From the listing below, pull out every line where the string "this" appears.
· · ·
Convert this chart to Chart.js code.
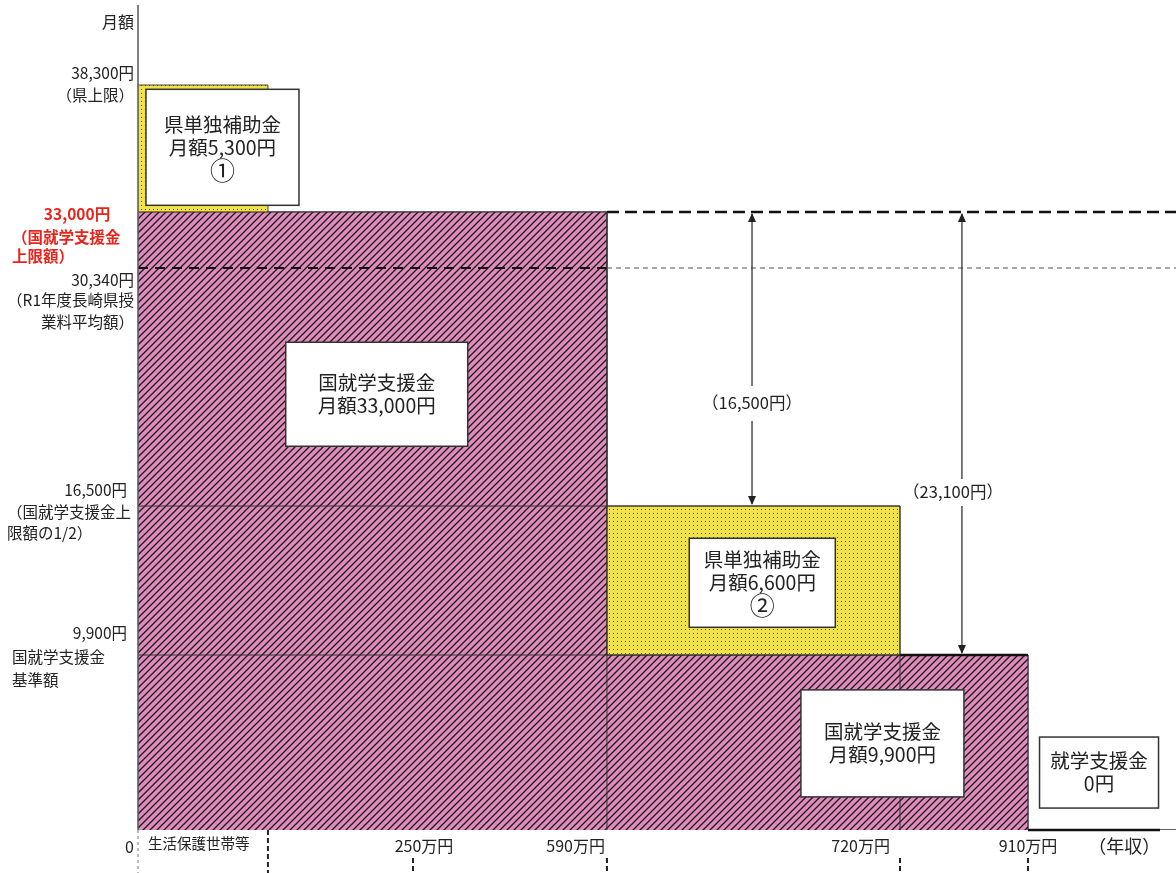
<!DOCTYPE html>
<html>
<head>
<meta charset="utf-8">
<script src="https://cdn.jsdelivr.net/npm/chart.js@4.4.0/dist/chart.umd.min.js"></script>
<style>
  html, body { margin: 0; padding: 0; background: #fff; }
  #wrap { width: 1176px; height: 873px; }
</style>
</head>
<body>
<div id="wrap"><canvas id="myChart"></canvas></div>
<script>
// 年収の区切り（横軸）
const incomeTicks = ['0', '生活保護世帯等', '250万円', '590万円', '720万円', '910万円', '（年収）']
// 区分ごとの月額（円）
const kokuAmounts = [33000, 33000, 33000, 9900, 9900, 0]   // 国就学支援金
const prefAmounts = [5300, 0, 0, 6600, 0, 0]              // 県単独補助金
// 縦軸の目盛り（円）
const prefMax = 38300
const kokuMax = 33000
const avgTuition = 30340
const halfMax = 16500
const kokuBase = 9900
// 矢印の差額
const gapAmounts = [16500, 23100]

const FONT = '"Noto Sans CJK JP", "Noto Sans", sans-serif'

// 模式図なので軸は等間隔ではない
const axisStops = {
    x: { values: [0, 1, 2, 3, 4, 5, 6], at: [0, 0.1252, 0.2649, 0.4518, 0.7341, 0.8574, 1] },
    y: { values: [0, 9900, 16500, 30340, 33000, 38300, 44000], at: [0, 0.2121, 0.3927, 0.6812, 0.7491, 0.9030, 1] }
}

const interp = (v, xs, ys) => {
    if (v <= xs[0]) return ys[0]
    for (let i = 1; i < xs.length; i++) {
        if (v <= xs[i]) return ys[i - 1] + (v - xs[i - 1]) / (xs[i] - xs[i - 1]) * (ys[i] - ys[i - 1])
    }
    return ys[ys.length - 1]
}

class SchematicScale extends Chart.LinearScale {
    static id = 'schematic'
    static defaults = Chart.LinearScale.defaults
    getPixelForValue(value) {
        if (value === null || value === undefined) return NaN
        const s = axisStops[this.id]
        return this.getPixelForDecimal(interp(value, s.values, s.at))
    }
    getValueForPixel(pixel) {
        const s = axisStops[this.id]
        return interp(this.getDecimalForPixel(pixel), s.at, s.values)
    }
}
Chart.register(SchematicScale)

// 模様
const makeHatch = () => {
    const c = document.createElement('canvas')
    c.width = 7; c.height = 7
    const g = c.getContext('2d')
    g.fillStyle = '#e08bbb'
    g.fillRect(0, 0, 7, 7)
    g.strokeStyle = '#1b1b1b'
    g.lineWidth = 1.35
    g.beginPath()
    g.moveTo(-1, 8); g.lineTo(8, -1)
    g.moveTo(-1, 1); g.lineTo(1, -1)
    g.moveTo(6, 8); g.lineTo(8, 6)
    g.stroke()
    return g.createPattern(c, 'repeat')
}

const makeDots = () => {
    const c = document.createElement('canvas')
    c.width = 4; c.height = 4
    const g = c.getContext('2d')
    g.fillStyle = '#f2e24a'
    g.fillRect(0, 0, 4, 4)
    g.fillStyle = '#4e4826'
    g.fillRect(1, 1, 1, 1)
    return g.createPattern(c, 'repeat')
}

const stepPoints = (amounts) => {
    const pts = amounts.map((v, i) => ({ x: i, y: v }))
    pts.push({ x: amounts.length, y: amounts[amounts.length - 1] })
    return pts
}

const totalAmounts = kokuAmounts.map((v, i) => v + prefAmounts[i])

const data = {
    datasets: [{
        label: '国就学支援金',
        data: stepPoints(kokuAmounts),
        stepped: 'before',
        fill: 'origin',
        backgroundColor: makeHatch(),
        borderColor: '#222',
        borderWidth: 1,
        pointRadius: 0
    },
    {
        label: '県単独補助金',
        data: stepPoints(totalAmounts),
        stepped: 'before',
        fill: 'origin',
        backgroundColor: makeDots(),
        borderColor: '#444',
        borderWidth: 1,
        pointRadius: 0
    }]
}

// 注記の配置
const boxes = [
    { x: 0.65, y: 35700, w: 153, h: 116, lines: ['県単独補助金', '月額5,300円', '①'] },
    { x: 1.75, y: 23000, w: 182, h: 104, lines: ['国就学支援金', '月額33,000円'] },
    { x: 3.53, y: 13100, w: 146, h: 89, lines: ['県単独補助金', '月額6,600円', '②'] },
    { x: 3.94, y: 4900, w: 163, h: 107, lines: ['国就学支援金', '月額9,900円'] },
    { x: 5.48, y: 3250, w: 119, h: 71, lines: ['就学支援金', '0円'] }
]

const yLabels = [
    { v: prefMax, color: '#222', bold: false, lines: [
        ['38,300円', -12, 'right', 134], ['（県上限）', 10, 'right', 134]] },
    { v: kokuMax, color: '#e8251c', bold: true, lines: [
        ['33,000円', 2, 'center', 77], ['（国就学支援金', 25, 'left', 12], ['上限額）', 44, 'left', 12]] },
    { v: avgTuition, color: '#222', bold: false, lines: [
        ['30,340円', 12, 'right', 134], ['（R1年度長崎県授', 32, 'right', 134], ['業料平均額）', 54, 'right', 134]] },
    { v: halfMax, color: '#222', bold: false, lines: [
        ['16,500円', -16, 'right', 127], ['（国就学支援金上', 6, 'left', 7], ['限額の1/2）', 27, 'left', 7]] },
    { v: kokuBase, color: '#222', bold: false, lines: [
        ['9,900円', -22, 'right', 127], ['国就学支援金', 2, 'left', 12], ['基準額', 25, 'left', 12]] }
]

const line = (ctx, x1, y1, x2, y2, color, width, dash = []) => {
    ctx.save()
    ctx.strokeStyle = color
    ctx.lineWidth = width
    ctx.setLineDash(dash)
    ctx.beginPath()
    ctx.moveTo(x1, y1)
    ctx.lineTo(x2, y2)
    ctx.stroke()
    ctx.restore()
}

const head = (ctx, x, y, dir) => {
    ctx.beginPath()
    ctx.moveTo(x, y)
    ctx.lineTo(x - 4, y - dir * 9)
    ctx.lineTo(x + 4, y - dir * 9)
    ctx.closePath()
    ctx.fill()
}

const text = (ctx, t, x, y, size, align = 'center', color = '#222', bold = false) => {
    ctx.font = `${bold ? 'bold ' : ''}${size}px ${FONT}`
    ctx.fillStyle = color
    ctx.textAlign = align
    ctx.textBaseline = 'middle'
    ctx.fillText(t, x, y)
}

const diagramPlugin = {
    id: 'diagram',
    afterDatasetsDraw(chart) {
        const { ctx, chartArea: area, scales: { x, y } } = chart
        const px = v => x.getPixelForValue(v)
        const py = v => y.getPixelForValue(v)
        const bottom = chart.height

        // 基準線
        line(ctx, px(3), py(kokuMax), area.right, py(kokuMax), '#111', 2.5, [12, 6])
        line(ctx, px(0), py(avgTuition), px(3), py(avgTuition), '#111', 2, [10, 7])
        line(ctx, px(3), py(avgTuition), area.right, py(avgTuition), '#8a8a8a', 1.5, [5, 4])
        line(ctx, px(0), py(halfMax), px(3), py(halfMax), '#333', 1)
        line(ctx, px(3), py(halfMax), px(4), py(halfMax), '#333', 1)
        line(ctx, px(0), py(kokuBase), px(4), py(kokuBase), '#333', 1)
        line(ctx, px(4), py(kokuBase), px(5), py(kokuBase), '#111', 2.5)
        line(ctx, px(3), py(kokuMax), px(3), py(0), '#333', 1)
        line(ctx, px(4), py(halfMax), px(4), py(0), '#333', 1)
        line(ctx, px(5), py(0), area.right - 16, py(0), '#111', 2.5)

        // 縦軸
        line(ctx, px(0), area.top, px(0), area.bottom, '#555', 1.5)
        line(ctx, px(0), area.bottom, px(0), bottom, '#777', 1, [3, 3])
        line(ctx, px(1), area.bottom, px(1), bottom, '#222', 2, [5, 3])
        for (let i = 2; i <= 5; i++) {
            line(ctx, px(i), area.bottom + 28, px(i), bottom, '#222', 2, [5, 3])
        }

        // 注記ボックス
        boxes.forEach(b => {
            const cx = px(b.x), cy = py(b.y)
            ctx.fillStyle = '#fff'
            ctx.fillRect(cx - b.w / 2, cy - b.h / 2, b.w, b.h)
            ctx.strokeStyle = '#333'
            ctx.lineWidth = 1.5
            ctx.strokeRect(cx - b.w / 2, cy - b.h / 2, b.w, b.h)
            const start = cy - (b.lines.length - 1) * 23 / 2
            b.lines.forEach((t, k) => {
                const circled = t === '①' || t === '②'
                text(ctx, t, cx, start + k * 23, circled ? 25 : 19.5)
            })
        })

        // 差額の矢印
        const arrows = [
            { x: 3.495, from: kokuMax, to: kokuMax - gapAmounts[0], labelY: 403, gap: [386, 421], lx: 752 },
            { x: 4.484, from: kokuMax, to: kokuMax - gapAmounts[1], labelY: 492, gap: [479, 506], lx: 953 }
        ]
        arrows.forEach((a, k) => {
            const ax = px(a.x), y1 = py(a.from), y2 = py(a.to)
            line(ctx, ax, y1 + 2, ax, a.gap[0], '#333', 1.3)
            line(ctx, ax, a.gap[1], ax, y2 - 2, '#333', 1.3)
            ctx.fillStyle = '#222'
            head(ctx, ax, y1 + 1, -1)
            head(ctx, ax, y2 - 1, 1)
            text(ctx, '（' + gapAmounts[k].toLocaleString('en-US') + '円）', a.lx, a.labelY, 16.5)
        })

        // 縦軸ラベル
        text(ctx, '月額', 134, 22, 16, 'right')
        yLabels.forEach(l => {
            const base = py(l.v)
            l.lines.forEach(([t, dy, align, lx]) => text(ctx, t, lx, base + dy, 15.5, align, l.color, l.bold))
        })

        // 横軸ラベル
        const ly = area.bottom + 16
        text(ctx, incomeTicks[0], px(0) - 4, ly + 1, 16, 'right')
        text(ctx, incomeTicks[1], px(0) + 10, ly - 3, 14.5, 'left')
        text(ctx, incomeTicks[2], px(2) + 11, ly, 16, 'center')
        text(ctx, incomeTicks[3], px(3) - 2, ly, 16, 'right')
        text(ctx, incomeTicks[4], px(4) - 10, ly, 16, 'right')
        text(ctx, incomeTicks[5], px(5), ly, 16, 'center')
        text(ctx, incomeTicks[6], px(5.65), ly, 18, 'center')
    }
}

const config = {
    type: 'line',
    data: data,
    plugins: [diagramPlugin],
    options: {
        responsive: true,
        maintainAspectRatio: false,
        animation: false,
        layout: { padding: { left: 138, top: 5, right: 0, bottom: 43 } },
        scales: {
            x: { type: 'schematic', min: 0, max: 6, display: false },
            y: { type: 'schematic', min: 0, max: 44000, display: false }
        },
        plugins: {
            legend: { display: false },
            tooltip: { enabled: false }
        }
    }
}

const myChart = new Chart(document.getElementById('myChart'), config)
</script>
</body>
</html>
· · ·
Expected answer.
Convert this chart to Chart.js code.
        const s = axisStops[this.id]
        return this.getPixelForDecimal(interp(value, s.values, s.at))
        const s = axisStops[this.id]
        return interp(this.getDecimalForPixel(pixel), s.at, s.values)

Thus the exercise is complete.